Required task → Each line below should be reproduced without any alteration.
··· Available records
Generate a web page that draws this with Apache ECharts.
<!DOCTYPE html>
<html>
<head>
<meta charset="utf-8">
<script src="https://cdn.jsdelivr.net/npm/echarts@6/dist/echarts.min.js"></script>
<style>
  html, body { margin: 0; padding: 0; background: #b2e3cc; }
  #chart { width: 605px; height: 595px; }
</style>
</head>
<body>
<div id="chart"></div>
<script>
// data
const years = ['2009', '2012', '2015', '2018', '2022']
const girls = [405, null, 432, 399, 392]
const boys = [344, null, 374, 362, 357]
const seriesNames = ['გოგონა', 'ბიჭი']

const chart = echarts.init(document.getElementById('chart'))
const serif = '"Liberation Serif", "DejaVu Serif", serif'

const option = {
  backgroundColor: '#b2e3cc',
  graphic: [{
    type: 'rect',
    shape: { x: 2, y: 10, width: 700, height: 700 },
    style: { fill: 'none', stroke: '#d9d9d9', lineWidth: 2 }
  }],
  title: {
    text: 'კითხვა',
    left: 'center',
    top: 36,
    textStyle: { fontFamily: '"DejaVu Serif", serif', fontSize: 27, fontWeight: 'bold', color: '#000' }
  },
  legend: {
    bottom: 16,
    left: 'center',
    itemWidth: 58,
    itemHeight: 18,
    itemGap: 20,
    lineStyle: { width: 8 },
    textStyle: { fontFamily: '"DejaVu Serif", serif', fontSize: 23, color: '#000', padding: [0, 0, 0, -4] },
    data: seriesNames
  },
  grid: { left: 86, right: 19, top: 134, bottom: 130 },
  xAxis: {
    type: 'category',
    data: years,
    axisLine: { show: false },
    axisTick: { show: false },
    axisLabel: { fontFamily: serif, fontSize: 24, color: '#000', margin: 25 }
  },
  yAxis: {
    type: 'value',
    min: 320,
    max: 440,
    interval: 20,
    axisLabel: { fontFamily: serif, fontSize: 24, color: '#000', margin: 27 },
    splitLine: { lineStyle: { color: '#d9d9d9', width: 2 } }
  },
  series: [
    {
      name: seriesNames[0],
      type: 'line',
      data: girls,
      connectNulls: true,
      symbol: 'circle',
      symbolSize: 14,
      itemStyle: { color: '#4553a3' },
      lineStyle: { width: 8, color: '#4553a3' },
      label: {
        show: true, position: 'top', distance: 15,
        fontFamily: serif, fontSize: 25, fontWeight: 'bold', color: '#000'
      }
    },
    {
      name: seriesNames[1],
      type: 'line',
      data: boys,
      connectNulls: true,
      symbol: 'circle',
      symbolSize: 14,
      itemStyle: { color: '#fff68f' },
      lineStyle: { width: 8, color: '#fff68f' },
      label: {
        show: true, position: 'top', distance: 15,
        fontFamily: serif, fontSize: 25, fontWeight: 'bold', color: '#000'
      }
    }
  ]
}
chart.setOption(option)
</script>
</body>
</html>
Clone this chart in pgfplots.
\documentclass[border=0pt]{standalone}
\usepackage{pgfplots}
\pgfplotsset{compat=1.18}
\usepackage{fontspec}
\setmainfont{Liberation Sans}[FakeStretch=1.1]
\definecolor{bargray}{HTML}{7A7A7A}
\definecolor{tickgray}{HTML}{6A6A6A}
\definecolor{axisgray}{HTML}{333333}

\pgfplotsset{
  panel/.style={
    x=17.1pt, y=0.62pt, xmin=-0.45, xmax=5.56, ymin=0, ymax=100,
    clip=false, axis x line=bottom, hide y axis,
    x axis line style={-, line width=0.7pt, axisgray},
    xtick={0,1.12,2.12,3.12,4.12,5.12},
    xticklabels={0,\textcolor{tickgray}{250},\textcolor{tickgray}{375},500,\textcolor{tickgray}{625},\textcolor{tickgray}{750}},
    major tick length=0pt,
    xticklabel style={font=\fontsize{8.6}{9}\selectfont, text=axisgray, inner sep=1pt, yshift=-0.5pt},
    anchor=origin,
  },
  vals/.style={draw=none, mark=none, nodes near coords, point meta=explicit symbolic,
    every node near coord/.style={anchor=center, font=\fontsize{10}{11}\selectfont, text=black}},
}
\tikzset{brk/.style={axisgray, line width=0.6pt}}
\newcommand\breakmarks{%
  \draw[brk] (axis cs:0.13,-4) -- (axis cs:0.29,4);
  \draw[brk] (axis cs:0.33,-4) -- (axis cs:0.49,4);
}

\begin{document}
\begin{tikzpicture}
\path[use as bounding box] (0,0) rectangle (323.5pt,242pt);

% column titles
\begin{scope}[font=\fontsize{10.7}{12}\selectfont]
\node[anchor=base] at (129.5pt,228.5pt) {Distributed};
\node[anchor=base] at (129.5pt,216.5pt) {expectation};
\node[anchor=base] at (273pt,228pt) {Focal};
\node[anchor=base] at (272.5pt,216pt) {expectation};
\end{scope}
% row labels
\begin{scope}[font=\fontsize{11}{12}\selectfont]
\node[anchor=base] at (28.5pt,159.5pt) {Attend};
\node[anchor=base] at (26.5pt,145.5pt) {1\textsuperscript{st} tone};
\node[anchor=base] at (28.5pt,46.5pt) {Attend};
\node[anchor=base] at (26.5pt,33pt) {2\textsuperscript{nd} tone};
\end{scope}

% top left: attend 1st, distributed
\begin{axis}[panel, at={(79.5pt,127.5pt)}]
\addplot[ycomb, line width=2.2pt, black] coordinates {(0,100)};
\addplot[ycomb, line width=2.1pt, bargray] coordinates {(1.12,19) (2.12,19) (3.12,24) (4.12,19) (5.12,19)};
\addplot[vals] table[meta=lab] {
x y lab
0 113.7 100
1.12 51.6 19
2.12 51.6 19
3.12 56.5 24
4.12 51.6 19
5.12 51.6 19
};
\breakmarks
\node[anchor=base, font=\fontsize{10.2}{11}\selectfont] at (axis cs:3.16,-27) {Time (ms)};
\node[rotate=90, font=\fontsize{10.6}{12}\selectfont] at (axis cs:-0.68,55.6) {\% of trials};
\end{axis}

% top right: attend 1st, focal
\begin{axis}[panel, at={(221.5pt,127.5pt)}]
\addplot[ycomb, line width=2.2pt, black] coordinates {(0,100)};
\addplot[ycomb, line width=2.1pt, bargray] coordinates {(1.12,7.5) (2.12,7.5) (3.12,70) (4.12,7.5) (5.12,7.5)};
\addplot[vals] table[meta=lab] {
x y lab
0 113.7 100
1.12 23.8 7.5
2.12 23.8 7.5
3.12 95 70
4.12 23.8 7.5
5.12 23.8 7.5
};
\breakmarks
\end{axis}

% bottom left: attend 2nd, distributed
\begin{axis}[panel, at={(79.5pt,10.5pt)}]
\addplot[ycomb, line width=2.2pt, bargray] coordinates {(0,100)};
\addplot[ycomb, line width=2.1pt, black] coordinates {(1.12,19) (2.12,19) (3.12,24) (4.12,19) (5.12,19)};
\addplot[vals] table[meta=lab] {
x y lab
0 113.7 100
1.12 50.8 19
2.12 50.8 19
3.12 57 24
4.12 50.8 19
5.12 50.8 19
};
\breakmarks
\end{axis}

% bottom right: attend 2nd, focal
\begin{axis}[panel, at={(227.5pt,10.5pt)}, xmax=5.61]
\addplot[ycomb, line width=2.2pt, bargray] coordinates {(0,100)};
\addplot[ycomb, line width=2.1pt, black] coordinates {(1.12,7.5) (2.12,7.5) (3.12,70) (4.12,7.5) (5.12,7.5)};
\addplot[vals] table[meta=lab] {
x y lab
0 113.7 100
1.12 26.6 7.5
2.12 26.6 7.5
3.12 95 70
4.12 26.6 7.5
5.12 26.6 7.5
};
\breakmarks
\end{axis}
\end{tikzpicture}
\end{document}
······
Exercise response →
Generate a web page that draws this with Apache ECharts.
<!DOCTYPE html>
<html>
<head>
<meta charset="utf-8">
<script src="https://cdn.jsdelivr.net/npm/echarts@6/dist/echarts.min.js"></script>
<style>
  html, body { margin: 0; padding: 0; background: #b2e3cc; }
  #chart { width: 605px; height: 595px; }
</style>
</head>
<body>
<div id="chart"></div>
<script>
// data
const years = ['2009', '2012', '2015', '2018', '2022']
const girls = [405, null, 432, 399, 392]
const boys = [344, null, 374, 362, 357]
const seriesNames = ['გოგონა', 'ბიჭი']

const chart = echarts.init(document.getElementById('chart'))
const serif = '"Liberation Serif", "DejaVu Serif", serif'

const option = {
  backgroundColor: '#b2e3cc',
  graphic: [{
    type: 'rect',
    shape: { x: 2, y: 10, width: 700, height: 700 },
    style: { fill: 'none', stroke: '#d9d9d9', lineWidth: 2 }
  }],
  title: {
    text: 'კითხვა',
    left: 'center',
    top: 36,
    textStyle: { fontFamily: '"DejaVu Serif", serif', fontSize: 27, fontWeight: 'bold', color: '#000' }
  },
  legend: {
    bottom: 16,
    left: 'center',
    itemWidth: 58,
    itemHeight: 18,
    itemGap: 20,
    lineStyle: { width: 8 },
    textStyle: { fontFamily: '"DejaVu Serif", serif', fontSize: 23, color: '#000', padding: [0, 0, 0, -4] },
    data: seriesNames
  },
  grid: { left: 86, right: 19, top: 134, bottom: 130 },
  xAxis: {
    type: 'category',
    data: years,
    axisLine: { show: false },
    axisTick: { show: false },
    axisLabel: { fontFamily: serif, fontSize: 24, color: '#000', margin: 25 }
  },
  yAxis: {
    type: 'value',
    min: 320,
    max: 440,
    interval: 20,
    axisLabel: { fontFamily: serif, fontSize: 24, color: '#000', margin: 27 },
    splitLine: { lineStyle: { color: '#d9d9d9', width: 2 } }
  },
  series: [
    {
      name: seriesNames[0],
      type: 'line',
      data: girls,
      connectNulls: true,
      symbol: 'circle',
      symbolSize: 14,
      itemStyle: { color: '#4553a3' },
      lineStyle: { width: 8, color: '#4553a3' },
      label: {
        show: true, position: 'top', distance: 15,
        fontFamily: serif, fontSize: 25, fontWeight: 'bold', color: '#000'
      }
    },
    {
      name: seriesNames[1],
      type: 'line',
      data: boys,
      connectNulls: true,
      symbol: 'circle',
      symbolSize: 14,
      itemStyle: { color: '#fff68f' },
      lineStyle: { width: 8, color: '#fff68f' },
      label: {
        show: true, position: 'top', distance: 15,
        fontFamily: serif, fontSize: 25, fontWeight: 'bold', color: '#000'
      }
    }
  ]
}
chart.setOption(option)
</script>
</body>
</html>
Clone this chart in pgfplots.
\documentclass[border=0pt]{standalone}
\usepackage{pgfplots}
\pgfplotsset{compat=1.18}
\usepackage{fontspec}
\setmainfont{Liberation Sans}[FakeStretch=1.1]
\definecolor{bargray}{HTML}{7A7A7A}
\definecolor{tickgray}{HTML}{6A6A6A}
\definecolor{axisgray}{HTML}{333333}

\pgfplotsset{
  panel/.style={
    x=17.1pt, y=0.62pt, xmin=-0.45, xmax=5.56, ymin=0, ymax=100,
    clip=false, axis x line=bottom, hide y axis,
    x axis line style={-, line width=0.7pt, axisgray},
    xtick={0,1.12,2.12,3.12,4.12,5.12},
    xticklabels={0,\textcolor{tickgray}{250},\textcolor{tickgray}{375},500,\textcolor{tickgray}{625},\textcolor{tickgray}{750}},
    major tick length=0pt,
    xticklabel style={font=\fontsize{8.6}{9}\selectfont, text=axisgray, inner sep=1pt, yshift=-0.5pt},
    anchor=origin,
  },
  vals/.style={draw=none, mark=none, nodes near coords, point meta=explicit symbolic,
    every node near coord/.style={anchor=center, font=\fontsize{10}{11}\selectfont, text=black}},
}
\tikzset{brk/.style={axisgray, line width=0.6pt}}
\newcommand\breakmarks{%
  \draw[brk] (axis cs:0.13,-4) -- (axis cs:0.29,4);
  \draw[brk] (axis cs:0.33,-4) -- (axis cs:0.49,4);
}

\begin{document}
\begin{tikzpicture}
\path[use as bounding box] (0,0) rectangle (323.5pt,242pt);

% column titles
\begin{scope}[font=\fontsize{10.7}{12}\selectfont]
\node[anchor=base] at (129.5pt,228.5pt) {Distributed};
\node[anchor=base] at (129.5pt,216.5pt) {expectation};
\node[anchor=base] at (273pt,228pt) {Focal};
\node[anchor=base] at (272.5pt,216pt) {expectation};
\end{scope}
% row labels
\begin{scope}[font=\fontsize{11}{12}\selectfont]
\node[anchor=base] at (28.5pt,159.5pt) {Attend};
\node[anchor=base] at (26.5pt,145.5pt) {1\textsuperscript{st} tone};
\node[anchor=base] at (28.5pt,46.5pt) {Attend};
\node[anchor=base] at (26.5pt,33pt) {2\textsuperscript{nd} tone};
\end{scope}

% top left: attend 1st, distributed
\begin{axis}[panel, at={(79.5pt,127.5pt)}]
\addplot[ycomb, line width=2.2pt, black] coordinates {(0,100)};
\addplot[ycomb, line width=2.1pt, bargray] coordinates {(1.12,19) (2.12,19) (3.12,24) (4.12,19) (5.12,19)};
\addplot[vals] table[meta=lab] {
x y lab
0 113.7 100
1.12 51.6 19
2.12 51.6 19
3.12 56.5 24
4.12 51.6 19
5.12 51.6 19
};
\breakmarks
\node[anchor=base, font=\fontsize{10.2}{11}\selectfont] at (axis cs:3.16,-27) {Time (ms)};
\node[rotate=90, font=\fontsize{10.6}{12}\selectfont] at (axis cs:-0.68,55.6) {\% of trials};
\end{axis}

% top right: attend 1st, focal
\begin{axis}[panel, at={(221.5pt,127.5pt)}]
\addplot[ycomb, line width=2.2pt, black] coordinates {(0,100)};
\addplot[ycomb, line width=2.1pt, bargray] coordinates {(1.12,7.5) (2.12,7.5) (3.12,70) (4.12,7.5) (5.12,7.5)};
\addplot[vals] table[meta=lab] {
x y lab
0 113.7 100
1.12 23.8 7.5
2.12 23.8 7.5
3.12 95 70
4.12 23.8 7.5
5.12 23.8 7.5
};
\breakmarks
\end{axis}

% bottom left: attend 2nd, distributed
\begin{axis}[panel, at={(79.5pt,10.5pt)}]
\addplot[ycomb, line width=2.2pt, bargray] coordinates {(0,100)};
\addplot[ycomb, line width=2.1pt, black] coordinates {(1.12,19) (2.12,19) (3.12,24) (4.12,19) (5.12,19)};
\addplot[vals] table[meta=lab] {
x y lab
0 113.7 100
1.12 50.8 19
2.12 50.8 19
3.12 57 24
4.12 50.8 19
5.12 50.8 19
};
\breakmarks
\end{axis}

% bottom right: attend 2nd, focal
\begin{axis}[panel, at={(227.5pt,10.5pt)}, xmax=5.61]
\addplot[ycomb, line width=2.2pt, bargray] coordinates {(0,100)};
\addplot[ycomb, line width=2.1pt, black] coordinates {(1.12,7.5) (2.12,7.5) (3.12,70) (4.12,7.5) (5.12,7.5)};
\addplot[vals] table[meta=lab] {
x y lab
0 113.7 100
1.12 26.6 7.5
2.12 26.6 7.5
3.12 95 70
4.12 26.6 7.5
5.12 26.6 7.5
};
\breakmarks
\end{axis}
\end{tikzpicture}
\end{document}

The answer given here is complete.